- President Donald Trump is threatening to upset the individual market by refusing to pay cost-sharing reduction (CSR) payments to insurance companies. The White House is also pushing Congress to continue efforts to repeal the Affordable Care Act (ACA) despite three votes last week in the Senate failing to garner enough support among Republicans.
- With the deadline for adjusting individual market rates a little more than two weeks away, insurance companies are pleading with the White House and Congress to make good on the CSRs and warn that premium rates would increase substantially if they are not paid.
- Meanwhile, a bipartisan group of about 40 lawmakers have been discussing changes to the ACA that both sides of the aisle can support. They are discussing permanent CSR funding, weakening the employer mandate and repealing the medical device tax, Politico reported.
After last week’s dramatic events, which delivered a big blow to the GOP and their push to repeal the ACA, the Trump administration is indicating it isn’t finished with healthcare.
Insurance companies are focused on the CSRs. They say without the payments premiums would likely increase by about 20% and the individual market would quickly become unsustainable.
Trump said on Twitter he might stop the CSRs, which he called a bailout for insurance companies. White House budget director Mick Mulvaney said the official position from the White House is that Congress not vote on any other issue until it has passed healthcare legislation. Also, HHS Secretary Tom Price said he is considering weakening the individual mandate by expanding waivers.

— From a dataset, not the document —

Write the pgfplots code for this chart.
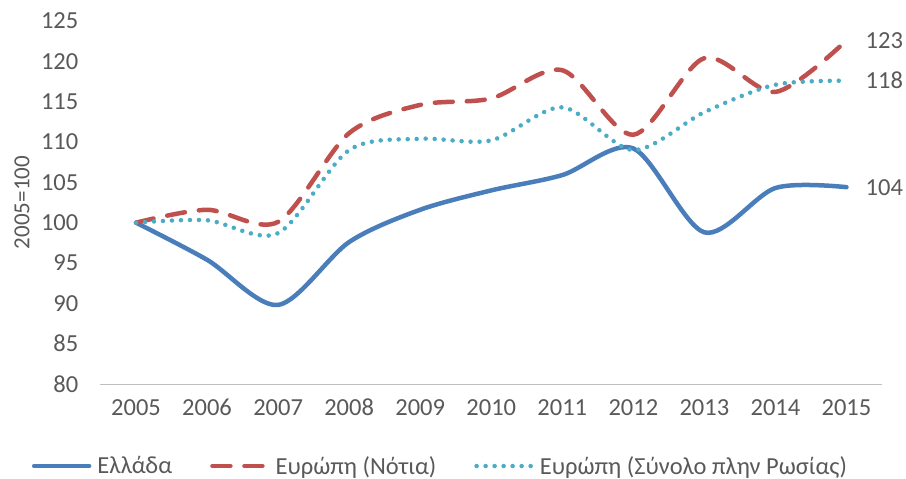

The group of bipartisan centrists could be one avenue toward passing ACA changes, but many Republicans (and presumably the White House) won’t be satisfied unless the majority of the ACA is repealed. But more moderate Republicans oppose those measures, and as last week shows, the slim majority for the GOP is difficult for party leaders to overcome.
Even if Republicans drop the prospect of full ACA repeal, the administration could weaken the act by removing the individual mandate penalty. Also, the deadline for reauthorizing the Children’s Health Insurance Program is coming in September, and could be a vehicle for other healthcare legislation.